[Aim]:
Copy out every line that contains "React".

---- Data

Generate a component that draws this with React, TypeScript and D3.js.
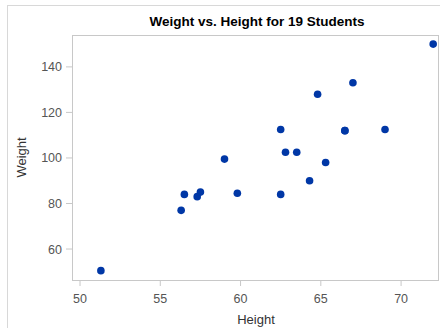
import React from "react";
import * as d3 from "d3";

// SASHELP.CLASS students
const heights = [69.0, 56.5, 65.3, 62.8, 63.5, 57.3, 59.8, 62.5, 62.5, 59.0, 51.3, 64.3, 56.3, 66.5, 72.0, 64.8, 67.0, 57.5, 66.5];
const weights = [112.5, 84.0, 98.0, 102.5, 102.5, 83.0, 84.5, 112.5, 84.0, 99.5, 50.5, 90.0, 77.0, 112.0, 150.0, 128.0, 133.0, 85.0, 112.0];
const xTicks = [50, 55, 60, 65, 70];
const yTicks = [60, 80, 100, 120, 140];

const W = 440;
const H = 328;
const plot = { left: 72, top: 35, right: 438, bottom: 280 };
const font = "Arial, 'Liberation Sans', sans-serif";

export default function App() {
  const x = d3.scaleLinear().domain([49.5, 72.3]).range([plot.left, plot.right]);
  const y = d3.scaleLinear().domain([46.4, 154]).range([plot.bottom, plot.top]);
  const pts = d3.zip(heights, weights);
  const frame = "#c8c8c8";

  return (
    <svg width={W} height={H} style={{ position: "fixed", left: 0, top: 0, background: "#fff" }}>
      {/* outer graph border */}
      <rect x={7.5} y={5.5} width={W} height={H} fill="none" stroke="#d8d8d8" />
      <text x={257} y={26} textAnchor="middle" fontFamily={font} fontWeight="bold" fontSize={13.5} fill="#000">
        Weight vs. Height for 19 Students
      </text>
      {/* wall */}
      <rect x={plot.left + 0.5} y={plot.top + 0.5} width={plot.right - plot.left} height={plot.bottom - plot.top} fill="#fff" stroke={frame} />
      {xTicks.map((t) => (
        <g key={"x" + t}>
          <line x1={x(t)} x2={x(t)} y1={plot.bottom + 0.5} y2={plot.bottom + 6} stroke={frame} />
          <text x={x(t)} y={302.5} textAnchor="middle" fontFamily={font} fontSize={12.5} fill="#555">{t}</text>
        </g>
      ))}
      {yTicks.map((t) => (
        <g key={"y" + t}>
          <line x1={plot.left - 6} x2={plot.left + 0.5} y1={y(t)} y2={y(t)} stroke={frame} />
          <text x={62} y={y(t) + 4.5} textAnchor="end" fontFamily={font} fontSize={12.5} fill="#555">{t}</text>
        </g>
      ))}
      <text x={256} y={324} textAnchor="middle" fontFamily={font} fontSize={13} fill="#333">Height</text>
      <text transform={`translate(26,${(plot.top + plot.bottom) / 2}) rotate(-90)`} textAnchor="middle" fontFamily={font} fontSize={13} fill="#333">
        Weight
      </text>
      {pts.map(([h, w], i) => (
        <circle key={i} cx={x(h)} cy={y(w)} r={3.8} fill="#0037a6" />
      ))}
    </svg>
  );
}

--------

[Answer for the task]:
Generate a component that draws this with React, TypeScript and D3.js.
import React from "react";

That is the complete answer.